== Problem requirements ==
Retype, word for word, the lines from the first line of the entries through the line that holds "const yTickLabels = ['0', '0.5', '1.0'];"; leave out the pictures.

== Given data ==
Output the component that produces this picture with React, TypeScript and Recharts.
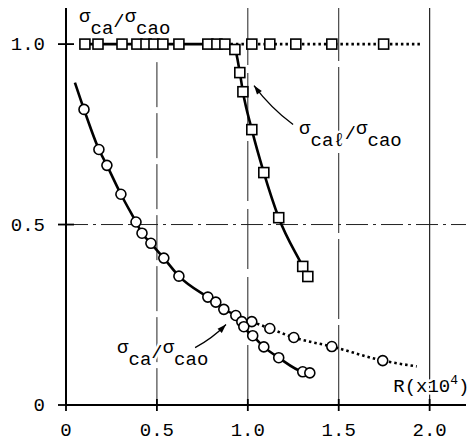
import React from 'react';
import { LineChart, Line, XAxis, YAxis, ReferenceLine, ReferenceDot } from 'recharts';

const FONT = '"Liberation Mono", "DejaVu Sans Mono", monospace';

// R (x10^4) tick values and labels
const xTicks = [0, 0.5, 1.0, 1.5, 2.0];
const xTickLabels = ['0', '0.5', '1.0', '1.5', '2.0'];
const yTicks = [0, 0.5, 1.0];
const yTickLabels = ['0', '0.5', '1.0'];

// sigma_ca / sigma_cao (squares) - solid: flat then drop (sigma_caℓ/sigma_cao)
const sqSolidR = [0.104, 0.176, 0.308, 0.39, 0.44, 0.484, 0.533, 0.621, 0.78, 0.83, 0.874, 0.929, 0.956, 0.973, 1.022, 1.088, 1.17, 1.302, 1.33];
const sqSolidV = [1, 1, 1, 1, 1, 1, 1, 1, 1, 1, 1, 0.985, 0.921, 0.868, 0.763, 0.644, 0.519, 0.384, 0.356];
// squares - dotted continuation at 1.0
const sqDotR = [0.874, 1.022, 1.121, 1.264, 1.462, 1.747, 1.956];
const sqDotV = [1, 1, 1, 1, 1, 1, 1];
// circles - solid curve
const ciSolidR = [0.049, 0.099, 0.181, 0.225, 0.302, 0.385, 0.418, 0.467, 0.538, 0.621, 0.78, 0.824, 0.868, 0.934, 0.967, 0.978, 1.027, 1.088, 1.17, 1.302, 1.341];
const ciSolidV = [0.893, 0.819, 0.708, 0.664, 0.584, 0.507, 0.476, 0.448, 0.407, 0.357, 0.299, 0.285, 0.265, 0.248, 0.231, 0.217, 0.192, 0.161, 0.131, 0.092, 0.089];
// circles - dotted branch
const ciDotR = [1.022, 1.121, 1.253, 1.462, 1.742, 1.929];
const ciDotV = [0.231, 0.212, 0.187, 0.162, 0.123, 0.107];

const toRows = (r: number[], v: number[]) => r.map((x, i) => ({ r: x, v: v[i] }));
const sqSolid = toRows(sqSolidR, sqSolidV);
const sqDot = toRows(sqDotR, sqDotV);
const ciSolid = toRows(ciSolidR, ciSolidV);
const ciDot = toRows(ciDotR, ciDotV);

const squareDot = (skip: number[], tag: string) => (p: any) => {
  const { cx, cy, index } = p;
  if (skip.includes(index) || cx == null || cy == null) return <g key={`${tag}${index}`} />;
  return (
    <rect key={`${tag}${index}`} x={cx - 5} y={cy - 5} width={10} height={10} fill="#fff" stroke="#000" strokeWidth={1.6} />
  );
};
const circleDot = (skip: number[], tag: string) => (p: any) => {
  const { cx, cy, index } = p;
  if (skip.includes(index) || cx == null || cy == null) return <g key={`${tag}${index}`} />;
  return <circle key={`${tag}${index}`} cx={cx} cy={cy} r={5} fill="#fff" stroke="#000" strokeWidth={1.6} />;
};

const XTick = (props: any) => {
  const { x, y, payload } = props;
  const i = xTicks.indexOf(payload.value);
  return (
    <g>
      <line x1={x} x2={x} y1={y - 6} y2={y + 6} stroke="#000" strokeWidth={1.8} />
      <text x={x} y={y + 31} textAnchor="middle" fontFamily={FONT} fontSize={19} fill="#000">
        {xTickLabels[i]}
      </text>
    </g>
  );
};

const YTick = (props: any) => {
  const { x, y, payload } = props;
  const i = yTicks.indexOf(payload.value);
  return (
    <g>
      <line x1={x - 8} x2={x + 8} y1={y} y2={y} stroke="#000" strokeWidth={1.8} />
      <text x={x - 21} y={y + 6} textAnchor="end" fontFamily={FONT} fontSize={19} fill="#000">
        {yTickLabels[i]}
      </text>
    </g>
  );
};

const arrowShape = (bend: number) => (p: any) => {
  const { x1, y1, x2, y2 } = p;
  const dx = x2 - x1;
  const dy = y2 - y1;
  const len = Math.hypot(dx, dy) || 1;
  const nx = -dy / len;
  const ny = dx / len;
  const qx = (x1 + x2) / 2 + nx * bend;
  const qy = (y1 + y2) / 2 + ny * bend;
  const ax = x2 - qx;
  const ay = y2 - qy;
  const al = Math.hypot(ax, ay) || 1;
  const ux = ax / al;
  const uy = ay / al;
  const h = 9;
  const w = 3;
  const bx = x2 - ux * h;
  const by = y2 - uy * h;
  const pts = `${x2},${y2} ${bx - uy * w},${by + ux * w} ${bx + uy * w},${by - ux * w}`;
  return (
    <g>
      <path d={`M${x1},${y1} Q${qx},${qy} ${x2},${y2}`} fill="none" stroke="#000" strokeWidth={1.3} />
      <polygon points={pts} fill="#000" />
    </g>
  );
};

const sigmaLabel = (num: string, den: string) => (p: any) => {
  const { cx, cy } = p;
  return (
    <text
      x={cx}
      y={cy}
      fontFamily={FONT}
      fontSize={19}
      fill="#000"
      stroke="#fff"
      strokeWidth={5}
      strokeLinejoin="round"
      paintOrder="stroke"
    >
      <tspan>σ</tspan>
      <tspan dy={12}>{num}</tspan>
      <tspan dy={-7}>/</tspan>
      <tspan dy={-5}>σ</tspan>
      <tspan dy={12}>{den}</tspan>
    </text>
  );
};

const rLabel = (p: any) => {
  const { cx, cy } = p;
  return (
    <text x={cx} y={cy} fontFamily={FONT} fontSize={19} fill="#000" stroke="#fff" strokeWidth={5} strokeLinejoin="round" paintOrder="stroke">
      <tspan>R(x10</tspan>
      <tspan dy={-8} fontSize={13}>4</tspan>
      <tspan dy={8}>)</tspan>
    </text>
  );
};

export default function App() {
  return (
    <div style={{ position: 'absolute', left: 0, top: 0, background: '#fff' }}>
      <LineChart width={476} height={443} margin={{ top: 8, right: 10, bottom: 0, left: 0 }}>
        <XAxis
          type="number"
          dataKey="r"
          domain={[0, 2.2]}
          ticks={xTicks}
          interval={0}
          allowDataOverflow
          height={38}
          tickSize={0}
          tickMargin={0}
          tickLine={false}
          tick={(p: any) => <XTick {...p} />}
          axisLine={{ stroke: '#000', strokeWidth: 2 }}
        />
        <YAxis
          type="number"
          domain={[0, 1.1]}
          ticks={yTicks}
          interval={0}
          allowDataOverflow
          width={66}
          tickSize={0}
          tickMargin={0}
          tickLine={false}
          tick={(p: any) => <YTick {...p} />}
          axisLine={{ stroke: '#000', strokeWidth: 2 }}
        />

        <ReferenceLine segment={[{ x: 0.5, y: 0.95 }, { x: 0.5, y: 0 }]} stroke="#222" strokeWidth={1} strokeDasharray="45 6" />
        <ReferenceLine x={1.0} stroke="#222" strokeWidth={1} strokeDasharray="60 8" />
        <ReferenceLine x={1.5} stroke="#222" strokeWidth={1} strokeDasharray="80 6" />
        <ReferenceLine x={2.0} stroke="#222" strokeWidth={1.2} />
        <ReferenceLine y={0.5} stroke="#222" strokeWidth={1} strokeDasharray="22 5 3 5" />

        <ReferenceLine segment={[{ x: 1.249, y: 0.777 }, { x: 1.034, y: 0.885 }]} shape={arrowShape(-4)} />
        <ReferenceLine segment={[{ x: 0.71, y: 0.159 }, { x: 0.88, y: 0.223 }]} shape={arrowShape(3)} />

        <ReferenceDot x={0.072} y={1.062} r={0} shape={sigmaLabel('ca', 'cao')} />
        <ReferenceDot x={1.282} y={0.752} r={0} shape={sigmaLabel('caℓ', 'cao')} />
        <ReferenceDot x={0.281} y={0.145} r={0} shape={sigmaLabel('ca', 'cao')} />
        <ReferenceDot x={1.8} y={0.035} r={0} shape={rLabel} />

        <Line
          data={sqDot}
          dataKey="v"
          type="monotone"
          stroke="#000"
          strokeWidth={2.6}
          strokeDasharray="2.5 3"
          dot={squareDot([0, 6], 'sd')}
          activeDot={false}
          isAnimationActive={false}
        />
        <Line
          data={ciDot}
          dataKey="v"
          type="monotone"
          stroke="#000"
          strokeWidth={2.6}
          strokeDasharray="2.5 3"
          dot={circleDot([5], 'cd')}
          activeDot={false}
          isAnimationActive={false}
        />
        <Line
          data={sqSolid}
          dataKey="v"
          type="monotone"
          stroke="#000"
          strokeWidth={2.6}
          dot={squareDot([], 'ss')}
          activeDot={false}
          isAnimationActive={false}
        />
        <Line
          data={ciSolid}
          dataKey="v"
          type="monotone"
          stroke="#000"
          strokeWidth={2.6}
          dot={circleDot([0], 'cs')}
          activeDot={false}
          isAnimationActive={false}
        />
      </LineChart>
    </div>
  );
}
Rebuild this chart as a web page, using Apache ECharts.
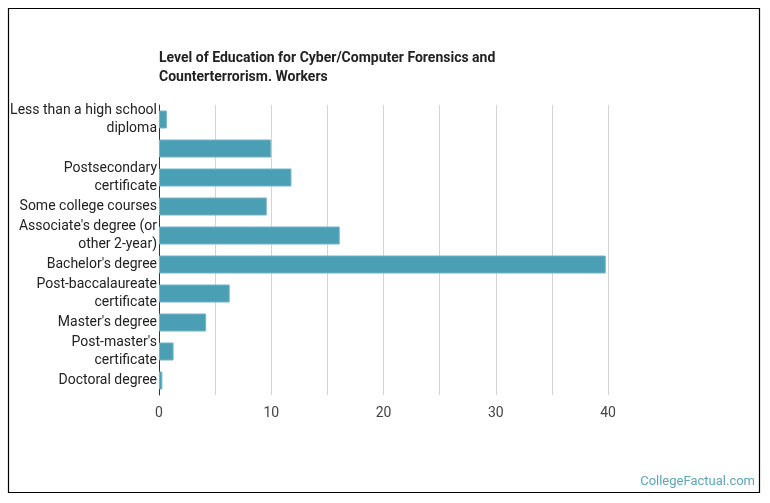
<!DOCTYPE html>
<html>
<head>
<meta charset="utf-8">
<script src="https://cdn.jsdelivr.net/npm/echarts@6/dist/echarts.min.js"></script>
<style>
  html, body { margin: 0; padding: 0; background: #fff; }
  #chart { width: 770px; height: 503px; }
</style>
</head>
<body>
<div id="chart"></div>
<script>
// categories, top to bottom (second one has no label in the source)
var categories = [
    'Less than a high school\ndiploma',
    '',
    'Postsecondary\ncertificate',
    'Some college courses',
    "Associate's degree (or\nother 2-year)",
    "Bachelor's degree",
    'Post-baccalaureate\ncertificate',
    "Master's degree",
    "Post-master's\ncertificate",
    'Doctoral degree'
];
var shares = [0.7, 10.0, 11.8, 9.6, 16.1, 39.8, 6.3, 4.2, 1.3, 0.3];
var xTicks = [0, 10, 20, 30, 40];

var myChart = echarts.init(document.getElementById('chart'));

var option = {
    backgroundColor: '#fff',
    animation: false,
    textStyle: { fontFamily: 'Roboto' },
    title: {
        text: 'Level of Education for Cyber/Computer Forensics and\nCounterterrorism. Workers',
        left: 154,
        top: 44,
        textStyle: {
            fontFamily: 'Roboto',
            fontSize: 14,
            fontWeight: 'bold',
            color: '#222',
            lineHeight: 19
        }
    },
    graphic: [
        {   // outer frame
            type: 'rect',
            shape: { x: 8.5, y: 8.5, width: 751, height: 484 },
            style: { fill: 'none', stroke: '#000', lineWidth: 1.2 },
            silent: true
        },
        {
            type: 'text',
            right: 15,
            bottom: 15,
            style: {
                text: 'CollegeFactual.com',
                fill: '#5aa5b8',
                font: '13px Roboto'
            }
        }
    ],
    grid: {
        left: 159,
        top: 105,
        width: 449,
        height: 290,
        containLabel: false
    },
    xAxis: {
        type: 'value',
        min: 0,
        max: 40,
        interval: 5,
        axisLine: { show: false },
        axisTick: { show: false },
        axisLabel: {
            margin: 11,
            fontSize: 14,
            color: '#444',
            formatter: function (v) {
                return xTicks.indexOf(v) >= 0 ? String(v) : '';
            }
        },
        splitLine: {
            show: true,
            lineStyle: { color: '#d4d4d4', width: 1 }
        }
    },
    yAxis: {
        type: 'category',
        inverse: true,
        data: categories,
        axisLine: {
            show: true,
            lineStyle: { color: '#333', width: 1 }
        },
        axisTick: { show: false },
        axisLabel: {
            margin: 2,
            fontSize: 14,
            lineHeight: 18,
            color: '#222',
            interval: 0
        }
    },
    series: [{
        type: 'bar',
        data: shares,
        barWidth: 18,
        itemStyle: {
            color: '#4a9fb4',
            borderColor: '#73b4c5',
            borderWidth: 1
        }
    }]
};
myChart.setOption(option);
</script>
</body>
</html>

== The solution ==
Output the component that produces this picture with React, TypeScript and Recharts.
import React from 'react';
import { LineChart, Line, XAxis, YAxis, ReferenceLine, ReferenceDot } from 'recharts';

const FONT = '"Liberation Mono", "DejaVu Sans Mono", monospace';

// R (x10^4) tick values and labels
const xTicks = [0, 0.5, 1.0, 1.5, 2.0];
const xTickLabels = ['0', '0.5', '1.0', '1.5', '2.0'];
const yTicks = [0, 0.5, 1.0];
const yTickLabels = ['0', '0.5', '1.0'];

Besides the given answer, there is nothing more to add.